A recent investigative program, aptly named ‘Closed Space,’ which aired on September 8 on Al Jazeera, unveiled glaring disparities in how Facebook deals with content in Arabic and Hebrew. The findings are deeply unsettling, revealing a disturbing pattern of unequal treatment and a troubling nexus between Facebook and external interests.
The program’s revelations are nothing short of alarming. Human rights advocates and former Facebook insiders who spoke to the program provided evidence of the targeted censorship of Arab and Palestinian content on the social media platform. What’s particularly disconcerting is the stark contrast between Facebook’s swift response to the Ukraine crisis, allowing Ukrainians to raise their voices against violence, and its notably different approach when it comes to Palestine. This double standard is not only unjust but actively contributes to the silencing of already marginalized Palestinian voices.

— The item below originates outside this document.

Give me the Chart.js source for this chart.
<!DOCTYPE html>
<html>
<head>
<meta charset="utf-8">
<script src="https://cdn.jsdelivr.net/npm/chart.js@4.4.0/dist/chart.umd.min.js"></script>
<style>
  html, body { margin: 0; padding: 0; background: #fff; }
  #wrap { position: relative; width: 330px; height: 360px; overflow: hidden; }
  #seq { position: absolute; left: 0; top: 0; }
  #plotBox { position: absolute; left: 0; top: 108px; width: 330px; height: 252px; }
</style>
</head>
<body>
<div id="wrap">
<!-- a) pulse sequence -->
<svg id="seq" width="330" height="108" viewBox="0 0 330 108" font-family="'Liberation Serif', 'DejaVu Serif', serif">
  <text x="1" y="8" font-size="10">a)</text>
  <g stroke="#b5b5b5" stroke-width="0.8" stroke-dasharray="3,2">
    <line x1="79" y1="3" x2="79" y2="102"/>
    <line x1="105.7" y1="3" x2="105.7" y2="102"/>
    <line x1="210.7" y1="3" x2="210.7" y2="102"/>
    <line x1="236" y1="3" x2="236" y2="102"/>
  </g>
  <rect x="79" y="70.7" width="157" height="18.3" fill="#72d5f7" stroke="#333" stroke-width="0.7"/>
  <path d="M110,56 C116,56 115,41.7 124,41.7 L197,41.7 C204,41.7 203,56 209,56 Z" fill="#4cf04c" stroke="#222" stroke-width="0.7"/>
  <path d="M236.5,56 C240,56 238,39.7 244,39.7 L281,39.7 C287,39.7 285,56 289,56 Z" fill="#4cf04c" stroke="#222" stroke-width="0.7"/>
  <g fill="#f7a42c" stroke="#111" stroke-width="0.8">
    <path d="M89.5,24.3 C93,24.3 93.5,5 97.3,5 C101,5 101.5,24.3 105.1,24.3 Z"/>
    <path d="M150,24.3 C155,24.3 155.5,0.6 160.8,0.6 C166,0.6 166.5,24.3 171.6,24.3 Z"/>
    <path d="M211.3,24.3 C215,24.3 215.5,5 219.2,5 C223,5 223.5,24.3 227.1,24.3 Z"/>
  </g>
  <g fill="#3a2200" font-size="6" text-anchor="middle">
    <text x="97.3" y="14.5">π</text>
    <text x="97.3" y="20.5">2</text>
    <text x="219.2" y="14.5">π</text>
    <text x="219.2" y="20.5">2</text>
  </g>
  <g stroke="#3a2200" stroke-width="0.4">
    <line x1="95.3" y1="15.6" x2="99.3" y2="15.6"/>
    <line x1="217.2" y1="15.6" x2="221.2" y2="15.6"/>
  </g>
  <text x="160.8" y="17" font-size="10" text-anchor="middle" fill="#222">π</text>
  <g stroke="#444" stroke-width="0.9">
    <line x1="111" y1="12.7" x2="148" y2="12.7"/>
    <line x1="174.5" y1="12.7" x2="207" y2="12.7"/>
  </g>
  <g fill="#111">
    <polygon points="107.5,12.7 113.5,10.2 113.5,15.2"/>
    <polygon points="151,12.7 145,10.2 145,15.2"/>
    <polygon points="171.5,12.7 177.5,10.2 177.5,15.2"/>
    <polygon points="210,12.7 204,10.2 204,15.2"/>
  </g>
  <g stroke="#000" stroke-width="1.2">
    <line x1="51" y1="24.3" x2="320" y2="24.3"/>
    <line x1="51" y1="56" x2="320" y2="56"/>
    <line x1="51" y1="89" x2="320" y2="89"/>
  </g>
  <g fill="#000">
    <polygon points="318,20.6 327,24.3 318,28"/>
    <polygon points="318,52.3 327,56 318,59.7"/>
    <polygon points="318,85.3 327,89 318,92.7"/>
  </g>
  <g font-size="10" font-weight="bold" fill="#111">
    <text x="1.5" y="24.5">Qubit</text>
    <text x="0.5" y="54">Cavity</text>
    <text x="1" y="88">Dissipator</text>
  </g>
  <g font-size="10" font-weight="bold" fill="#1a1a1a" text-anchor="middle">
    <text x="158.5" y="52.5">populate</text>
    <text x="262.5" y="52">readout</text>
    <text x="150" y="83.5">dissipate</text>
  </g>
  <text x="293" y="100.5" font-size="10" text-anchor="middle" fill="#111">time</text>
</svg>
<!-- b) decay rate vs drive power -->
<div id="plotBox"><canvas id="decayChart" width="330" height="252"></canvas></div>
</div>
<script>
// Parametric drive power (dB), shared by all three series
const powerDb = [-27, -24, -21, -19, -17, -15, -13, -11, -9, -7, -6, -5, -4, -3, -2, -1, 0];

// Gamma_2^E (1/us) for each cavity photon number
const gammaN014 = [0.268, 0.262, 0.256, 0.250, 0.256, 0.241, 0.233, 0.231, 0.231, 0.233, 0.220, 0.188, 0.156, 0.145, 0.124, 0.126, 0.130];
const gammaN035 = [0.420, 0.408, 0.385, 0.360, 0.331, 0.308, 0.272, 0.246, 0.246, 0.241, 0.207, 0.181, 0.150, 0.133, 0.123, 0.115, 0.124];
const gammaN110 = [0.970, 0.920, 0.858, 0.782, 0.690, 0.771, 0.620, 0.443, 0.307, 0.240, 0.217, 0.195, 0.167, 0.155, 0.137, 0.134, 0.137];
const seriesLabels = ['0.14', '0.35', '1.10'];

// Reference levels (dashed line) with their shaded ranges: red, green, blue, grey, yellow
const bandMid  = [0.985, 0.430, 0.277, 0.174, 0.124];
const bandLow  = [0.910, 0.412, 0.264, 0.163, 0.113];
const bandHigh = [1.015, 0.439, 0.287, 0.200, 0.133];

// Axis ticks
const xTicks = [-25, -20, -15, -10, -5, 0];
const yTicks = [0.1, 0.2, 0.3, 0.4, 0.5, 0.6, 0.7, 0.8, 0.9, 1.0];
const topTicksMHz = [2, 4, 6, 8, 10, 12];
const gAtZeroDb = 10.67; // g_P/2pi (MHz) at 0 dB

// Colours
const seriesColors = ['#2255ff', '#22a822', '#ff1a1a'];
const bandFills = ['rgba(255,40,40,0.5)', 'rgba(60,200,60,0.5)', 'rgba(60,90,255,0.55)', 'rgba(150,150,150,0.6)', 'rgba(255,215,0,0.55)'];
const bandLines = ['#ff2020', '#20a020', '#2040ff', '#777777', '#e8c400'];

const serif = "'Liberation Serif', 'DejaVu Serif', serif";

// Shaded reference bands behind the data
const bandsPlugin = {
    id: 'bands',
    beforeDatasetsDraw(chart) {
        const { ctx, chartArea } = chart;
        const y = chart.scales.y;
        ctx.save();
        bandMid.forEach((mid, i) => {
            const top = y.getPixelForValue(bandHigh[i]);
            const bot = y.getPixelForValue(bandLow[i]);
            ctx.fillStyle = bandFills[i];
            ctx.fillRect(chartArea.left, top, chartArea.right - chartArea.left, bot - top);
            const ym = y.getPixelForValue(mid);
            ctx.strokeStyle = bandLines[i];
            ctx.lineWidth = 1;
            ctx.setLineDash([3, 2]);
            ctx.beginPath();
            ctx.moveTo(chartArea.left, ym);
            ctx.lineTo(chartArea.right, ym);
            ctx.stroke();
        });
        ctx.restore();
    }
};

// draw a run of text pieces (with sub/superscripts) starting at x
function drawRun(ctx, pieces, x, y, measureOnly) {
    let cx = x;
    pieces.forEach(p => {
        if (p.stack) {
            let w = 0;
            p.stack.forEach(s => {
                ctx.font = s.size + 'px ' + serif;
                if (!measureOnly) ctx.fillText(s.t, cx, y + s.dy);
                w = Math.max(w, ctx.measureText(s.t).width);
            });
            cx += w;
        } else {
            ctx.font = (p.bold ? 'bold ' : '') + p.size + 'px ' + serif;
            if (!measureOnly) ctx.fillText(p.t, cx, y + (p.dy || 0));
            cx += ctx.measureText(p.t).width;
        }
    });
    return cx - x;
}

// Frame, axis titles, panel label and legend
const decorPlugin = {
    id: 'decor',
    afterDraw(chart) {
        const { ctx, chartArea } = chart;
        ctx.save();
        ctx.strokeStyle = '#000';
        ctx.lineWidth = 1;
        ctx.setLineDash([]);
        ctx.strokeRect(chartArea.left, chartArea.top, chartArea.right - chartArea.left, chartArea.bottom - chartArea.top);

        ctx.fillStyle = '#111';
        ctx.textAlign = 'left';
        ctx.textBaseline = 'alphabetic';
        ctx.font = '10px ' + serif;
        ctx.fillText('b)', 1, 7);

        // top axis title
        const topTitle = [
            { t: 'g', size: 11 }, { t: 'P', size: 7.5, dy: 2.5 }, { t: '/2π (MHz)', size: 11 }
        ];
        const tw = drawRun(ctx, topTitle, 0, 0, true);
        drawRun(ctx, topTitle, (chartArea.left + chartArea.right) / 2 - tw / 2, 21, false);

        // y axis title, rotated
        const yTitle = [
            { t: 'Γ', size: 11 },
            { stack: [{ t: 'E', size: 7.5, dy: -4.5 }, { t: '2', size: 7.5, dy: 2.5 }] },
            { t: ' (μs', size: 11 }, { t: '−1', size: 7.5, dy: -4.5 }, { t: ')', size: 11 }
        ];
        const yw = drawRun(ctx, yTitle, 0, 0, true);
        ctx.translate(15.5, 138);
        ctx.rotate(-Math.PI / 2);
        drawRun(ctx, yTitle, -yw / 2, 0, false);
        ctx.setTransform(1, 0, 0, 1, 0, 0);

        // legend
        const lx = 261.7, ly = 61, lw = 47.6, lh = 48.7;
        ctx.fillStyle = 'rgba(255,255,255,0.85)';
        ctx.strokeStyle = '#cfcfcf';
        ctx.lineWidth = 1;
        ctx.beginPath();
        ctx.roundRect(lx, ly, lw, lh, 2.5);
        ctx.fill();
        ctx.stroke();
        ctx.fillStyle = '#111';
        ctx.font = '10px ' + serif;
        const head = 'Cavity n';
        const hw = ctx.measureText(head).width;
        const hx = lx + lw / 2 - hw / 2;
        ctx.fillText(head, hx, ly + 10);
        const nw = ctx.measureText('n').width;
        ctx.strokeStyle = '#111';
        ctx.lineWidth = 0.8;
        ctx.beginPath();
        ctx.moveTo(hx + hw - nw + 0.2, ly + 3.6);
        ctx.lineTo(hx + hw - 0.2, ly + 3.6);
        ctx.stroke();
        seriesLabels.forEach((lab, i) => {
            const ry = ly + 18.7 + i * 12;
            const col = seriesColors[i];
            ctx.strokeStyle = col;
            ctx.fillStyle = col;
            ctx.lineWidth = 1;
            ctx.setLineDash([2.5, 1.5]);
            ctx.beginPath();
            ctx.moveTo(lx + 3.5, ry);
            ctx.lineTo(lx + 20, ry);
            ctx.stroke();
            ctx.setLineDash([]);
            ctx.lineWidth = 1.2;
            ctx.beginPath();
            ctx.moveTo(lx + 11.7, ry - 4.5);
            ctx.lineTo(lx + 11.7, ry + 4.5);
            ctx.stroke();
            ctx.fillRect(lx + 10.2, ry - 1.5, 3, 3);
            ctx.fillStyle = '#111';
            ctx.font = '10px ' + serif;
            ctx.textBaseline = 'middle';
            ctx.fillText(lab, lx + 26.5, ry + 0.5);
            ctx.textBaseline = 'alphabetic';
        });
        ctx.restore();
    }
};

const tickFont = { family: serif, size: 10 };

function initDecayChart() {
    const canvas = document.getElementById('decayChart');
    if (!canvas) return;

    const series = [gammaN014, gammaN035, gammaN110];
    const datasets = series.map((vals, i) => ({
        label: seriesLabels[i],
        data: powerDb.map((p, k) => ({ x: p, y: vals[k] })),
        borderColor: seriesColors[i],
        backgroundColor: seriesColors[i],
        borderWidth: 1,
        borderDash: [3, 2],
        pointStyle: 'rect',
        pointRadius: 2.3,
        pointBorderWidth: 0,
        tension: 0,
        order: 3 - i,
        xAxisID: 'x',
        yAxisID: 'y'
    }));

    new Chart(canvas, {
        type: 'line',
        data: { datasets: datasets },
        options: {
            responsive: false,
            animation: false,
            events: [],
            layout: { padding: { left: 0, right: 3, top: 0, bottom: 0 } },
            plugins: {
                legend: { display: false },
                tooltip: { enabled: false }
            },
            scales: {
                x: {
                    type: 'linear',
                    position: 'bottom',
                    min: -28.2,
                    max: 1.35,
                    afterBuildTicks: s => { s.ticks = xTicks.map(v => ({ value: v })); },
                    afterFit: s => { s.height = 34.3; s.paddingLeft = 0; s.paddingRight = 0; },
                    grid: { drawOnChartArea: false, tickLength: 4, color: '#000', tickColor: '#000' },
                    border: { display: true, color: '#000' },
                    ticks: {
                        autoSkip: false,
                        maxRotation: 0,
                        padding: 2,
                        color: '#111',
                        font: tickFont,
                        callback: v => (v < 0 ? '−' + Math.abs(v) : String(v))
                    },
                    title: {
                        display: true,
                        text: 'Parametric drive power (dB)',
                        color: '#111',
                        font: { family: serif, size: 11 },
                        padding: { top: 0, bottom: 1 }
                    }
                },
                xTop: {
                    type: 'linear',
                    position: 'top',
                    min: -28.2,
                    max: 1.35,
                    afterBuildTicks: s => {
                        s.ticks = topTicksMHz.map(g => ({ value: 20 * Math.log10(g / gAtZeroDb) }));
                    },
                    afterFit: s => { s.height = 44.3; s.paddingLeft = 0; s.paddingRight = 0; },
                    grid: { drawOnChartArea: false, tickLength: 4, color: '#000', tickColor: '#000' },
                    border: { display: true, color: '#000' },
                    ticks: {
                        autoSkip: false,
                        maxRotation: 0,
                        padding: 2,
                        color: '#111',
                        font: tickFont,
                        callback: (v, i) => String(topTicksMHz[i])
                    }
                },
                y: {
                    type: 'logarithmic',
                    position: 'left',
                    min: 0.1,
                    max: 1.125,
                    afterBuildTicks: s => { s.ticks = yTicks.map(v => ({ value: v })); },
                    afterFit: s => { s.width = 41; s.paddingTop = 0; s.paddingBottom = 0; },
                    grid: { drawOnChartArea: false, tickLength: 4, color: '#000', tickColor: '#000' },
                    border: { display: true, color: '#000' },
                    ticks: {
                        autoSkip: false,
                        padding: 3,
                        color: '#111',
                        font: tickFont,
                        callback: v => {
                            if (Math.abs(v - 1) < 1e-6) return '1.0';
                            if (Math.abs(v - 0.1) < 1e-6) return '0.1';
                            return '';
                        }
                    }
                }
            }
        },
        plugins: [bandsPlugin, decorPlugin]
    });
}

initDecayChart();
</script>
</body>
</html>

The disparities in Facebook’s treatment of Arabic content raise serious concerns. Gillian York, an American rights activist, rightly points out that Arabic content on social media platforms faces significantly more censorship than content published in Hebrew. This represents a clear violation of the principles of free expression and a betrayal of Facebook’s responsibilities as a global platform.

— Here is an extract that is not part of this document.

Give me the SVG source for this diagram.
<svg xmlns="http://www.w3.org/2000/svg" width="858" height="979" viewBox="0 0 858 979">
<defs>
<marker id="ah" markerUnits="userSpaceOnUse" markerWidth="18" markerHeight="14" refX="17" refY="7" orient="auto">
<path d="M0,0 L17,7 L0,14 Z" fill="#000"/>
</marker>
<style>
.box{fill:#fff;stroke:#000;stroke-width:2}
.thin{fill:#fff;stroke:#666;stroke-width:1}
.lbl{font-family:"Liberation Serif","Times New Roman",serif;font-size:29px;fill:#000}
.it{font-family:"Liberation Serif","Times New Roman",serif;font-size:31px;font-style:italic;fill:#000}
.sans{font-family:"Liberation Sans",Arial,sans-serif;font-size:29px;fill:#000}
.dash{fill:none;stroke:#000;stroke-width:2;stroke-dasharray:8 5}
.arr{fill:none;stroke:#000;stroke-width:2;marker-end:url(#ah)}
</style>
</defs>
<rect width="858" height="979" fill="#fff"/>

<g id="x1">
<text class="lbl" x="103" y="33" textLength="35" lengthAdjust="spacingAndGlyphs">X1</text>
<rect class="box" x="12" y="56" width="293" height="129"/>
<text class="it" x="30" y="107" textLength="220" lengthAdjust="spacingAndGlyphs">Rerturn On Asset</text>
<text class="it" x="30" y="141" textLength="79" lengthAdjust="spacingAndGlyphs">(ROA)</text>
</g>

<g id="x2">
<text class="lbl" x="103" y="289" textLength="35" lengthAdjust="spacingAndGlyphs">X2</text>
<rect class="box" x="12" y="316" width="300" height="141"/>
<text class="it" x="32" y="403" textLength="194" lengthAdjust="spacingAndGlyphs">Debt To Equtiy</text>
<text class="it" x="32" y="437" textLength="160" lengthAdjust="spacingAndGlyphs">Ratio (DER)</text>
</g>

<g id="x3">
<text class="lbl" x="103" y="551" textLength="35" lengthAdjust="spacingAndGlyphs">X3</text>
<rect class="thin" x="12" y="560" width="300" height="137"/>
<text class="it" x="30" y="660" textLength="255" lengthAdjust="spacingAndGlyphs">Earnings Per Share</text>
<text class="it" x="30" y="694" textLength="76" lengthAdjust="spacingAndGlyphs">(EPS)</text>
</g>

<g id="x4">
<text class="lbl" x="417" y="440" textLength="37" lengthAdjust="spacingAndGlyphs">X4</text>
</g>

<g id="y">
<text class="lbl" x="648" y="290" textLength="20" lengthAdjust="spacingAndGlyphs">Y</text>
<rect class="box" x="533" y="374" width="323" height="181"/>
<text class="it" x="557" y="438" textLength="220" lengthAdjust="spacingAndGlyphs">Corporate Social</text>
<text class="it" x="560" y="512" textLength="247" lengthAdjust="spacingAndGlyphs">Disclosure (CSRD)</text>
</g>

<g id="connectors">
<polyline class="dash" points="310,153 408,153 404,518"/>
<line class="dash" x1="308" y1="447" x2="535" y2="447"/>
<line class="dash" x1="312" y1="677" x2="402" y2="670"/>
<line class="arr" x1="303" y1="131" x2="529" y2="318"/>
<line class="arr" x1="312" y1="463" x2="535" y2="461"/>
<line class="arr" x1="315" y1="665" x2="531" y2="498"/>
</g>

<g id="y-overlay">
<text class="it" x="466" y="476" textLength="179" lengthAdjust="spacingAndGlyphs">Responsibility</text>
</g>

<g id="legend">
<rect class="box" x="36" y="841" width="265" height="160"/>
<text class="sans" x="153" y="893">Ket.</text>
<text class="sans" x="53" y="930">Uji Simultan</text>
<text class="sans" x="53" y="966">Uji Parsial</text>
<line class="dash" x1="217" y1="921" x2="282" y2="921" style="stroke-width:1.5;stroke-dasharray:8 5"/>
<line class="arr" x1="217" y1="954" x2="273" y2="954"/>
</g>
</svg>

Former Facebook official Ashraf Zeitoun disclosed that in 2016, the Israeli government implemented a law penalizing companies for refusing to comply with requests to remove Palestinian content labeled as ‘anti-Semitic’ or ‘hateful.’ This revelation raises questions about Facebook’s independence from government influence and its commitment to upholding free speech.
Perhaps the most distressing revelation from the program is the apparent influence of Israeli lobbies on Facebook’s decision-making processes. The existence of a dedicated ‘reporting army’ and an app encouraging users to report anti-Israel content underscores how external pressures can mold Facebook’s policies. This undue influence not only jeopardizes the platform’s integrity but also erodes its ability to serve as an unbiased arena for global conversations.
Furthermore, the program shed light on the significant number of Meta employees with Israeli citizenship, including influential figures within the company. The appointment of former Israeli government officials to Facebook’s oversight board raises legitimate concerns about the board’s independence and its ability to make impartial decisions.
The Days of Palestine, a dedicated outlet covering Palestinian issues, has long been a target of censorship on Facebook and other Meta platforms. Coupled with the imposition of a shadow ban, these actions severely restrict the outlet’s ability to reach its audience and effectively disseminate information about Palestine.
In sum, Facebook’s disparate treatment of Arabic content is not a mere matter of policy; it has profound implications for human rights, freedom of expression, and the very integrity of the platform itself. It is imperative that the company takes immediate and transparent steps to rectify these disparities, reaffirm its commitment to free speech, and ensure that external pressures do not compromise its fundamental principles.
In an era where social media wields significant influence over public discourse, Facebook’s actions should reflect its role as a global communication platform, upholding the principles of free speech and equality, rather than serving the interests of specific lobbies or governments. The world is watching, and the time for change is long overdue.